A trip down memory lane, from an April 4, 2003 Grauniad* article:
Tony Blair has frequently played a pivotal role in the infighting in the US administration over Iraq, according to the recently retired British ambassador to Washington, Sir Christopher Meyer.
Hawks in the Bush administration, mainly the deputy defence secretary, Paul Wolfowitz, pushed for an attack on Iraq rather than Afghanistan in the aftermath of September 11.
Sir Christopher, in an interview with the US public broadcasting system last night, said that the prime minister, arriving in Washington the week after an inconclusive discussion between George Bush and his key advisers at Camp David, swung in behind the US secretary of state, Colin Powell, who saw Afghanistan as the prime target.
In the documentary Blair's War, Sir Christopher, who returned to Britain last month, said that when Mr Blair met Mr Bush in the weeks after September 11, he urged him to deal first with Osama bin Laden's al-Qaida network and its protector - Afghanistan's Taliban government - before tackling Iraq.
"Tony Blair's view was, 'Whatever you're going to do about Iraq, you should concentrate on the job at hand'. And the job at hand was get al-Qaida, give the Taliban an ultimatum," the former British ambassador said.
Sir Christopher added that Mr Bush took Mr Blair aside and promised he would keep Iraq "for another day".
I remember my jaw dropping when I read this a year ago. But the U.S. press never picked it up, and I forgot about it until I saw Clarke's interview.
Did anyone actually see that documentary? I haven't, but assuming this is an accurate characterization--a few observations:
1. The retired British ambassador, and the retired terrorism advisor under four U.S. presidents, seem to be telling the same story, or at least quite consistent stories. One of them may tell the story under oath next week. If they're not credible enough sources to at least take these charges seriously--who, exactly, would be?
2. A lot of people on the left gave up on Blair and Powell as moderating influences long ago--but if this is accurate, we have a lot of reason to be grateful to them. Fighting terrorism is fraught with uncertainty, but deep in the pit of my stomach I know that if we had attacked Iraq while bin Laden and the Taliban did as they pleased in Afghanistan--there would have been another attack on New York by now. And probably London too.
3. I wonder which side Cheney was on in this debate? And Rice?
4. One of the weirdest things about that Guardian article is the reference to Blair "arriving in Washington the week after an inconclusive discussion between George Bush and his key advisers at Camp David". I remember being surprised that so much time passed between 9/11 and the first bombs falling on Afghanistan--was this really because we spent a full week deciding whether to bomb Afghanistan or Iraq?
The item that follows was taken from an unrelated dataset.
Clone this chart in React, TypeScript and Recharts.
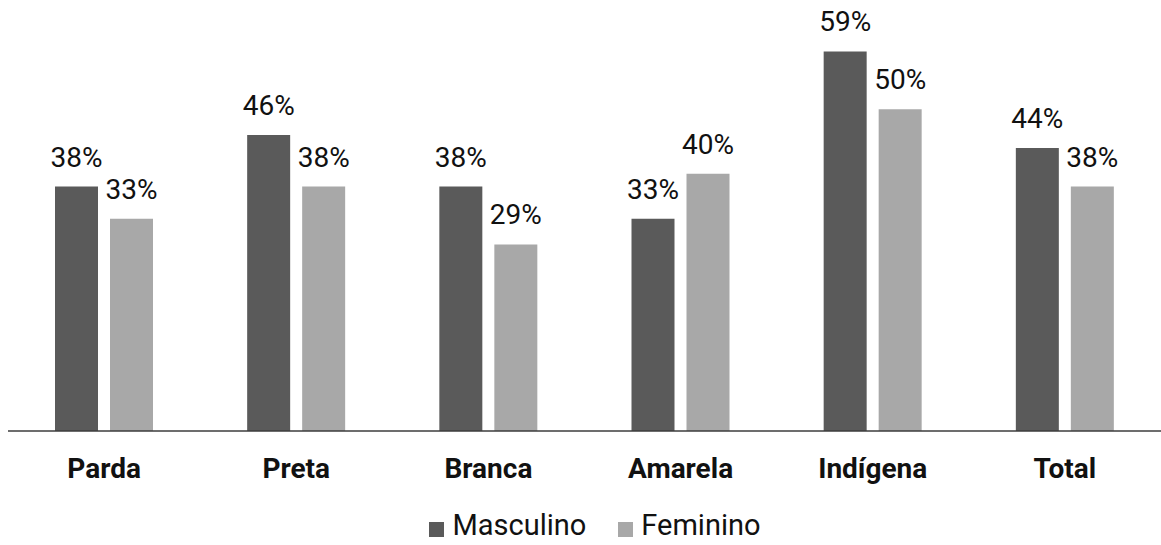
import React from "react";
import { BarChart, Bar, XAxis, YAxis, LabelList, Legend } from "recharts";

// Share by race/colour, split by sex (percent)
const categories = ["Parda", "Preta", "Branca", "Amarela", "Indígena", "Total"];
const masculino = [38, 46, 38, 33, 59, 44];
const feminino = [33, 38, 29, 40, 50, 38];

const seriesNames = { masculino: "Masculino", feminino: "Feminino" };
const colors = { masculino: "#5a5a5a", feminino: "#a8a8a8" };

const data = categories.map((name, i) => ({
  name,
  masculino: masculino[i],
  feminino: feminino[i],
}));

const FONT = "Roboto, 'Noto Sans', sans-serif";

const pct = (v: number) => `${v}%`;

function LegendContent() {
  const items = [
    { key: "masculino", label: seriesNames.masculino, color: colors.masculino },
    { key: "feminino", label: seriesNames.feminino, color: colors.feminino },
  ];
  return (
    <div
      style={{
        height: 54,
        display: "flex",
        justifyContent: "center",
        alignItems: "flex-end",
        paddingLeft: 21,
        boxSizing: "border-box",
        fontFamily: FONT,
        fontSize: 29,
        color: "#111",
      }}
    >
      {items.map((it, i) => (
        <div
          key={it.key}
          style={{
            display: "flex",
            alignItems: "center",
            marginLeft: i === 0 ? 0 : 32,
            height: 40,
          }}
        >
          <span
            style={{
              width: 15,
              height: 15,
              background: it.color,
              display: "inline-block",
              marginRight: 8,
              marginTop: 8,
            }}
          />
          <span style={{ lineHeight: "40px" }}>{it.label}</span>
        </div>
      ))}
    </div>
  );
}

export default function App() {
  return (
    <div style={{ position: "absolute", left: 0, top: 0, background: "#fff" }}>
      <BarChart
        width={1161}
        height={545}
        data={data}
        margin={{ top: 45, right: 0, left: 8, bottom: 0 }}
        barSize={43}
        barGap={12}
      >
        <XAxis
          dataKey="name"
          height={60}
          tickLine={false}
          tickSize={0}
          tickMargin={27}
          axisLine={{ stroke: "#3c3c3c", strokeWidth: 1.5 }}
          tick={{ fill: "#111", fontSize: 28, fontWeight: 700, fontFamily: FONT }}
          interval={0}
        />
        <YAxis hide domain={[0, 60]} />
        <Legend verticalAlign="bottom" content={<LegendContent />} />
        <Bar dataKey="masculino" name={seriesNames.masculino} fill={colors.masculino} isAnimationActive={false}>
          <LabelList
            dataKey="masculino"
            position="top"
            offset={20}
            formatter={pct}
            style={{ fill: "#111", fontSize: 28, fontFamily: FONT }}
          />
        </Bar>
        <Bar dataKey="feminino" name={seriesNames.feminino} fill={colors.feminino} isAnimationActive={false}>
          <LabelList
            dataKey="feminino"
            position="top"
            offset={20}
            formatter={pct}
            style={{ fill: "#111", fontSize: 28, fontFamily: FONT }}
          />
        </Bar>
      </BarChart>
    </div>
  );
}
I find that bizarre beyond words, but it does seem possible.
5. Whether it was Blair or not, whether it was a close call or not--Bush did make the right decision that September. I suppose that should reassure me. But it doesn't seem to have weakened the hawks in the administration at all, based on what's happened since. It's more like there was a grudging agreement that "we'll give Tony and Colin this one, but then a next year it's OUR turn and they have to support us." And in the end, Iraq got more resources than Afghanistan ever did, by almost any measure.
UPDATE I'm doing some Lexis searches of news stories the weeks after 9/11. Briefly--it is very clear that the hawks in the Bush administration immediately wanted to go after Iraq. But it's not clear that they wanted to go after Iraq instead of Afghanistan, rather than in addition to Afghanistan. The Guardian article strongly implies the former, but Meyer's quotations could just as easily support the latter.
More on this...I don't know exactly when. But soon.
*bow before my English in-jokes. Also, go Arsenal!